Royal Court Investiture & Opening Ceremony
Sept. 3, Saturday, 3:30 pm –5:30 pm
Royal Hawaiian Hotel & Royal Hawaiian Center, Royal Grove
Imua! The Aloha Festivals Royal Court will be introduced on the grounds of Helumoa, which was originally the home of Princess Bernice Pauahi Bishop. At the ceremony, the king, queen, prince and princess take their place on the royal court. The ali‘i court members receive their royal cloaks, helmets, feather head lei and other symbols of their reign. Traditional hula and chants make this a special event in the heart of Waikīkī.
Pearlridge Keiki Ho‘olaule‘a
Sept. 10, Saturday, 10 am – 3 pm, Pearlridge Center
Pearlridge Center will celebrate Aloha Festivals with a full day of free activities, demonstrations, arts, crafts and stage performances.

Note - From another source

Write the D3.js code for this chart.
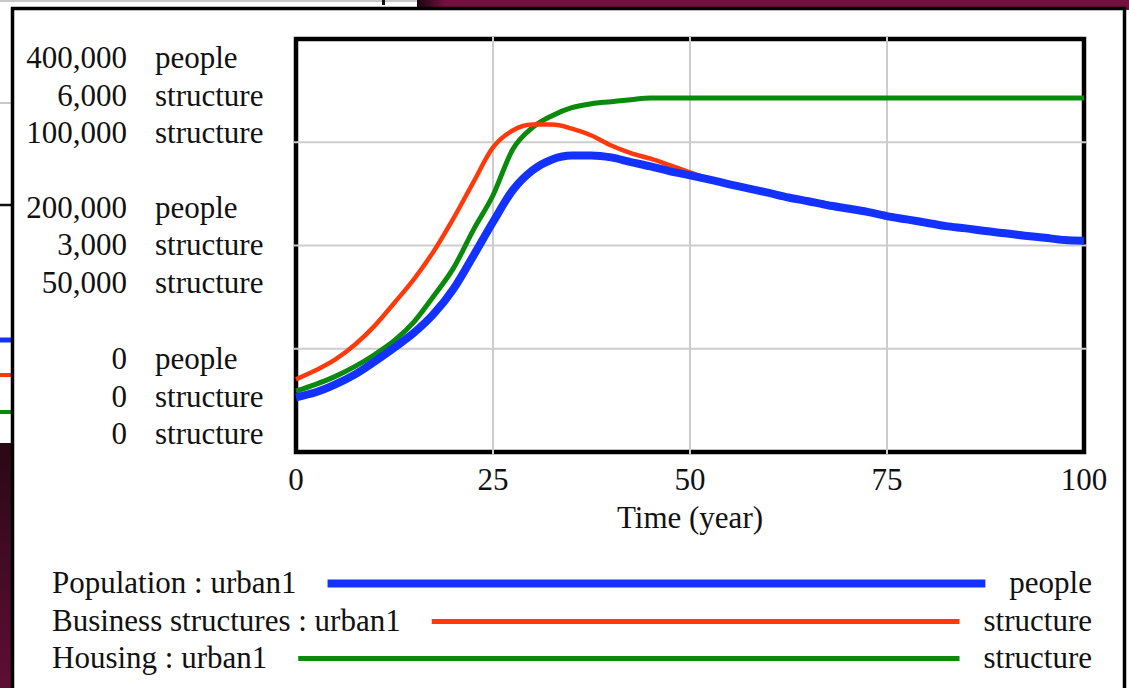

64Th Annual Waikīkī Ho‘olaule‘a
Sept. 17, Saturday, 7 pm –10 pm, Kalākaua Avenue
The Annual Waikīkī Ho‘olaule‘a is Hawai‘i’s largest block party. Thousands of people will take to the streets along Kalākaua Avenue for food, fun and entertainment. There’ll be performances of various genres of Hawaiian music and hula hālau. Hawaiian crafts, flower lei and many varieties of island cuisine will be featured throughout the event.
70th ANNUAL FLORAL PARADE
Sept. 24, Saturday, 9 am – Noon
From Ala Moana Park through Kalākaua Avenue to Kapiolani Park
Kalākaua Avenue comes alive with a colorful procession of female and male pa‘u horseback riders, and floats covered with Hawaiian flowers, Hawaiian music, hula hālau and local marching bands add to the fun.